Sexson’s cause of death is still pending, though it is believed to be an accident. He is at least the fourth person to die in search of Fenn’s hidden treasure. “What happened was tragic,” Fenn told the Post. “My heart and prayers go out to the family and friends.”


The story of Fenn’s treasure is intriguing. The following is an entry on Wikipedia about the treasure.

Forrest Fenn was a pilot in the United States Air Force, obtaining the rank of Major and awarded the Silver Star for his service in the Vietnam War where he flew 328 combat missions in 365 days.

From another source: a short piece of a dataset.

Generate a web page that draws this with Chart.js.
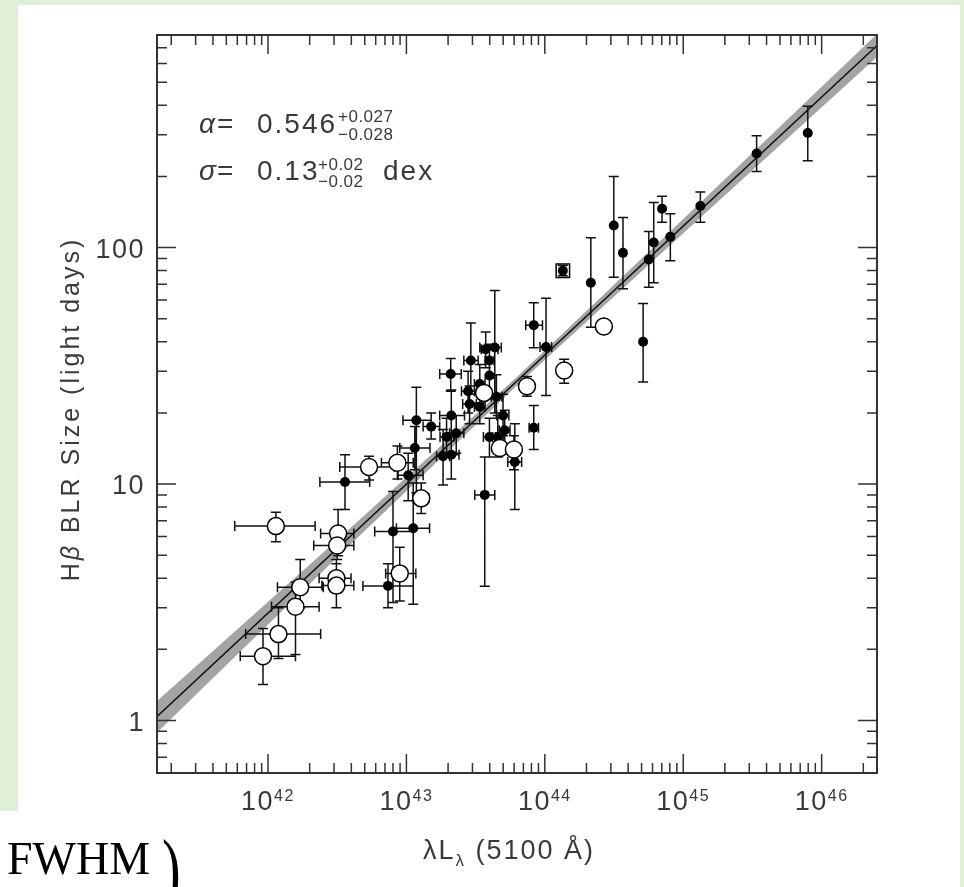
<!DOCTYPE html>
<html>
<head>
<meta charset="utf-8">
<script src="https://cdn.jsdelivr.net/npm/chart.js@4.4.1/dist/chart.umd.min.js"></script>
<style>
  html, body { margin: 0; padding: 0; background: #fff; }
  body { width: 964px; height: 887px; position: relative; overflow: hidden; }
  .green { position: absolute; background: #e0f0d8; }
  #chart { position: absolute; left: 0; top: 0; }
  #fwhm { position: absolute; left: 7px; top: 836px; font: 46px/46px 'Liberation Serif', serif; color: #000; }
  #paren { position: absolute; left: 162px; top: 827px; font: 56px/56px 'Liberation Serif', serif; color: #000;
           transform: scaleY(1.5); transform-origin: top left; }
</style>
</head>
<body>
<div class="green" style="left:0;top:0;width:964px;height:5px"></div>
<div class="green" style="left:0;top:0;width:18px;height:811px"></div>
<div class="green" style="left:960px;top:0;width:4px;height:887px"></div>
<canvas id="chart" width="964" height="887"></canvas>
<div id="fwhm">FWHM</div>
<div id="paren">)</div>
<script>
// H-beta BLR size vs 5100A luminosity (log-log)
const xDecades = [1e42, 1e43, 1e44, 1e45, 1e46];
const yDecades = [1, 10, 100];
const xRange = [10 ** 41.198, 10 ** 46.40];
const yRange = [10 ** -0.195, 10 ** 2.899];

// best fit line and its band
const fitL = [1.58e41, 2.51e46];
const fitR = [1.04, 716];
const bandL = [1.58e41, 3.16e42, 6.31e43, 1e45, 2.51e46];
const bandUpper = [1.21, 5.8, 28.4, 132, 800];
const bandLower = [0.89, 4.9, 26.2, 115, 640];

// rows: [L, R, L low, L high, R low, R high]
const filledPts = [
  [7.94e45, 305, null, null, 233, 396],
  [3.39e45, 250, null, null, 210, 297],
  [1.33e45, 150, null, null, 128, 172],
  [8.07e44, 111, null, null, 88, 139],
  [7.03e44, 146, null, null, 128, 165],
  [6.12e44, 105, null, null, 71, 155],
  [5.64e44, 89, null, null, 68, 117],
  [5.13e44, 40, null, null, 27, 58],
  [3.67e44, 95, null, null, 67, 134],
  [3.15e44, 124, null, null, 75, 200],
  [2.15e44, 71, null, null, 46, 110],
  [1.02e44, 38, 9.23e43, 1.12e44, 23.7, 61],
  [8.32e43, 47, 7.28e43, 9.62e43, 37.7, 58.4],
  [8.32e43, 17.3, 7.7e43, 9.0e43, 14.0, 21.5],
  [6.07e43, 12.4, 5.4e43, 6.8e43, 7.8, 18],
  [3.68e43, 9.0, 3.12e43, 4.35e43, 3.7, 13],
  [4.35e43, 37.8, 3.39e43, 4.85e43, 20, 65.8],
  [3.74e43, 37.2, 3.48e43, 4.59e43, 31, 44],
  [2.92e43, 33.3, 2.6e43, 3.3e43, 24, 48],
  [2.09e43, 29.2, 1.74e43, 2.49e43, 24.7, 34],
  [2.79e43, 24.7, 2.5e43, 3.1e43, 20, 30],
  [3.39e43, 26.5, 3.1e43, 3.7e43, 22, 32],
  [2.86e43, 21.8, 2.55e43, 3.2e43, 18, 26],
  [3.39e43, 21.2, 3.1e43, 3.7e43, 18, 25],
  [4.47e43, 23.4, 4.1e43, 4.9e43, 19, 29],
  [4.99e43, 19.5, 4.5e43, 5.5e43, 16, 24],
  [3.98e43, 15.8, 3.6e43, 4.4e43, 13, 19],
  [4.57e43, 15.8, 4.2e43, 5.0e43, 13, 19.5],
  [5.13e43, 16.9, 4.7e43, 5.6e43, 14, 20.5],
  [2.11e43, 19.5, 1.74e43, 2.63e43, 16, 25],
  [1.51e43, 17.5, 1.32e43, 1.74e43, 15.5, 20],
  [1.95e43, 15.8, 1.75e43, 2.2e43, 13, 19],
  [2.29e43, 16.4, 2.05e43, 2.6e43, 13.5, 19.5],
  [1.18e43, 18.6, 9.44e42, 1.51e43, 9.2, 25.7],
  [1.84e43, 13.1, 1.65e43, 2.05e43, 9.9, 17],
  [2.11e43, 13.3, 1.85e43, 2.4e43, 10.5, 16.5],
  [1.03e43, 10.9, 8.7e42, 1.32e43, 8.5, 13.5],
  [1.15e43, 14.2, 8.95e42, 1.48e43, 11.5, 17.5],
  [3.6e42, 10.2, 2.37e42, 5.43e42, 7.8, 13.3],
  [8.0e42, 6.3, 5.9e42, 1.12e43, 3.16, 9.3],
  [1.12e43, 6.5, 8.47e42, 1.47e43, 3.1, 10.1],
  [7.36e42, 3.71, 4.85e42, 1.12e43, 3.0, 4.6],
  [1.35e44, 79.8, null, null, 76, 84],
  [3.98e43, 33.3, 3.7e43, 4.3e43, 28, 39],
  [3.98e43, 28.8, null, null, 24, 34],
];

const openPts = [
  [2.67e44, 46.4, null, null, null, null],
  [1.38e44, 30.2, null, null, 26.7, 33.7],
  [7.43e43, 25.9, null, null, 23.5, 28.5],
  [4.73e43, 14.2, null, null, null, null],
  [5.98e43, 14.0, 5.5e43, 6.5e43, 11.5, 16],
  [3.64e43, 24.3, null, null, null, null],
  [5.37e42, 11.8, 3.3e42, 8.2e42, 10.4, 13.1],
  [8.61e42, 12.3, 6.6e42, 1.12e43, 10.5, 14.5],
  [1.28e43, 8.7, 1.12e43, 1.45e43, 7.5, 10.1],
  [1.14e42, 6.64, 5.75e41, 2.19e42, 5.7, 7.6],
  [3.21e42, 6.18, 2.4e42, 4.17e42, 4.97, 7.8],
  [3.16e42, 5.5, 2.14e42, 4.17e42, 4.8, 6.3],
  [8.95e42, 4.19, 7.08e42, 1.17e43, 3.2, 5.4],
  [3.12e42, 4.0, 2.34e42, 3.98e42, 3.5, 4.6],
  [3.12e42, 3.72, 2.45e42, 4.17e42, 3.0, 4.8],
  [1.71e42, 3.66, 1.17e42, 2.51e42, 3.0, 4.8],
  [1.58e42, 3.03, 1.06e42, 2.34e42, 1.9, 3.84],
  [1.19e42, 2.32, 6.9e41, 2.4e42, 1.83, 3.0],
  [9.2e41, 1.87, 6.3e41, 1.58e42, 1.42, 2.45],
];

const boxedPts = [[1.35e44, 79.8]];

const SANS = "'Liberation Sans', Arial, sans-serif";
const TEXT = '#3a3a3a';
const CAP = 5;

const toXY = (xs, ys) => xs.map((x, i) => ({ x: x, y: ys[i] }));
const rowsXY = rows => rows.map(r => ({ x: r[0], y: r[1] }));

function drawErrorBars(chart, rows) {
  const { ctx, scales: { x, y } } = chart;
  ctx.save();
  ctx.strokeStyle = '#111';
  ctx.lineWidth = 1.5;
  ctx.beginPath();
  rows.forEach(r => {
    const px = x.getPixelForValue(r[0]);
    const py = y.getPixelForValue(r[1]);
    if (r[2] != null) {
      const a = x.getPixelForValue(r[2]), b = x.getPixelForValue(r[3]);
      ctx.moveTo(a, py); ctx.lineTo(b, py);
      ctx.moveTo(a, py - CAP); ctx.lineTo(a, py + CAP);
      ctx.moveTo(b, py - CAP); ctx.lineTo(b, py + CAP);
    }
    if (r[4] != null) {
      const a = y.getPixelForValue(r[4]), b = y.getPixelForValue(r[5]);
      ctx.moveTo(px, a); ctx.lineTo(px, b);
      ctx.moveTo(px - CAP, a); ctx.lineTo(px + CAP, a);
      ctx.moveTo(px - CAP, b); ctx.lineTo(px + CAP, b);
    }
  });
  ctx.stroke();
  ctx.restore();
}

// draw a row of text pieces: [text, font, dy]
function drawRuns(ctx, runs, x, y, align) {
  let w = 0;
  runs.forEach(r => { ctx.font = r[1]; w += ctx.measureText(r[0]).width; });
  let cx = align === 'center' ? x - w / 2 : align === 'right' ? x - w : x;
  ctx.textAlign = 'left';
  runs.forEach(r => {
    ctx.font = r[1];
    ctx.fillText(r[0], cx, y + (r[2] || 0));
    cx += ctx.measureText(r[0]).width;
  });
}

function minorTicks(decades, lo, hi) {
  const out = [];
  const first = decades[0] / 10;
  for (let d = first; d <= decades[decades.length - 1] * 10; d *= 10) {
    for (let m = 1; m <= 9; m++) {
      const v = m * d;
      if (v >= lo && v <= hi) out.push({ v: v, major: m === 1 });
    }
  }
  return out;
}

const framePlugin = {
  id: 'frame',
  beforeDatasetDraw(chart, args) {
    if (args.index === 3) drawErrorBars(chart, filledPts);
    if (args.index === 4) drawErrorBars(chart, openPts);
  },
  afterDraw(chart) {
    const { ctx, chartArea: a, scales: { x, y } } = chart;
    ctx.save();
    ctx.strokeStyle = '#333';
    ctx.lineWidth = 1.5;
    ctx.beginPath();
    minorTicks(xDecades, xRange[0], xRange[1]).forEach(t => {
      const px = x.getPixelForValue(t.v), len = t.major ? 19 : 10;
      ctx.moveTo(px, a.bottom); ctx.lineTo(px, a.bottom - len);
      ctx.moveTo(px, a.top); ctx.lineTo(px, a.top + len);
    });
    minorTicks(yDecades, yRange[0], yRange[1]).forEach(t => {
      const py = y.getPixelForValue(t.v), len = t.major ? 19 : 10;
      ctx.moveTo(a.left, py); ctx.lineTo(a.left + len, py);
      ctx.moveTo(a.right, py); ctx.lineTo(a.right - len, py);
    });
    ctx.stroke();
    ctx.lineWidth = 2;
    ctx.strokeRect(a.left, a.top, a.right - a.left, a.bottom - a.top);

    ctx.fillStyle = TEXT;
    ctx.textBaseline = 'alphabetic';
    ctx.letterSpacing = '1.5px';
    // x tick labels 10^n
    xDecades.forEach(d => {
      const e = String(Math.round(Math.log10(d)));
      drawRuns(ctx, [['10', '27px ' + SANS], [e, '16px ' + SANS, -9]], x.getPixelForValue(d), 810, 'center');
    });
    // y tick labels
    yDecades.forEach(d => {
      drawRuns(ctx, [[String(d), '27px ' + SANS]], 145, y.getPixelForValue(d) + 10, 'right');
    });

    // axis titles
    ctx.letterSpacing = '2px';
    drawRuns(ctx, [['λL', '27px ' + SANS], ['λ', '17px ' + SANS, 7], [' (5100 Å)', '27px ' + SANS]], 509, 859, 'center');
    ctx.save();
    ctx.translate(79, 409);
    ctx.rotate(-Math.PI / 2);
    ctx.letterSpacing = '3px';
    drawRuns(ctx, [['H', '25px ' + SANS], ['β', 'italic 25px ' + SANS], [' BLR Size (light days)', '25px ' + SANS]], 0, 0, 'center');
    ctx.restore();

    // fit annotation
    ctx.letterSpacing = '2px';
    ctx.font = 'italic 28px ' + SANS;
    ctx.fillText('α', 199, 133);
    ctx.fillText('σ', 199, 180);
    ctx.font = '28px ' + SANS;
    ctx.fillText('=', 217, 133);
    ctx.fillText('=', 217, 180);
    ctx.fillText('0.546', 257, 133);
    ctx.fillText('0.13', 257, 180);
    ctx.fillText('dex', 383, 180);
    ctx.letterSpacing = '0.5px';
    ctx.font = '17px ' + SANS;
    ctx.fillText('+0.027', 338, 122);
    ctx.fillText('\u22120.028', 338, 140);
    ctx.fillText('+0.02', 318, 170);
    ctx.fillText('\u22120.02', 318, 187);
    ctx.restore();
  }
};

new Chart(document.getElementById('chart'), {
  type: 'line',
  data: {
    datasets: [
      { data: toXY(bandL, bandUpper), fill: '+1', backgroundColor: '#a4a4a4', borderWidth: 0,
        pointRadius: 0, order: 6 },
      { data: toXY(bandL, bandLower), fill: false, borderWidth: 0, pointRadius: 0, order: 7 },
      { data: toXY(fitL, fitR), borderColor: '#111', borderWidth: 1.5, pointRadius: 0, fill: false, order: 5 },
      { data: rowsXY(filledPts), showLine: false, pointRadius: 5, pointBackgroundColor: '#000',
        pointBorderWidth: 0, order: 3 },
      { data: rowsXY(openPts), showLine: false, pointRadius: 8.5, pointBackgroundColor: '#fff',
        pointBorderColor: '#000', pointBorderWidth: 1.5, order: 2 },
      { data: rowsXY(boxedPts), showLine: false, pointStyle: 'rect', pointRadius: 9.5,
        pointBackgroundColor: 'rgba(0,0,0,0)', pointBorderColor: '#000', pointBorderWidth: 1.5, order: 1 },
    ]
  },
  options: {
    responsive: false,
    animation: false,
    devicePixelRatio: 1,
    layout: { padding: { left: 157, top: 35, right: 87, bottom: 114 } },
    scales: {
      x: { type: 'logarithmic', min: xRange[0], max: xRange[1], display: false },
      y: { type: 'logarithmic', min: yRange[0], max: yRange[1], display: false }
    },
    plugins: { legend: { display: false }, tooltip: { enabled: false } },
    events: []
  },
  plugins: [framePlugin]
});
</script>
</body>
</html>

He retired from the Air Force and ran the Arrowsmith-Fenn Gallery with his partner Rex Arrowsmith, which became the Fenn Galleries which he operated with his wife Peggy. The gallery was located in Santa Fe, New Mexico, and sold a variety of American Indian artifacts, paintings, bronze sculptures, and other art, including forged copies of works by Modigliani, Monet, Degas, and other artists. The gallery reportedly grossed $6 million a year.

Before the treasure hunt, Fenn conflicted with authorities over Federal antiquities law. FBI agents raided his home in 2009 as part of an investigation into artifact looting in the Four Corners area. Items in his possession reportedly included pieces of chainmail from the Pecos National Historical Park, human hair, a feathered talisman, and buffalo skull, some of which were confiscated by federal authorities; however no charges have been filed. Two people targeted in the case committed suicide, and Fenn has blamed the FBI for their deaths.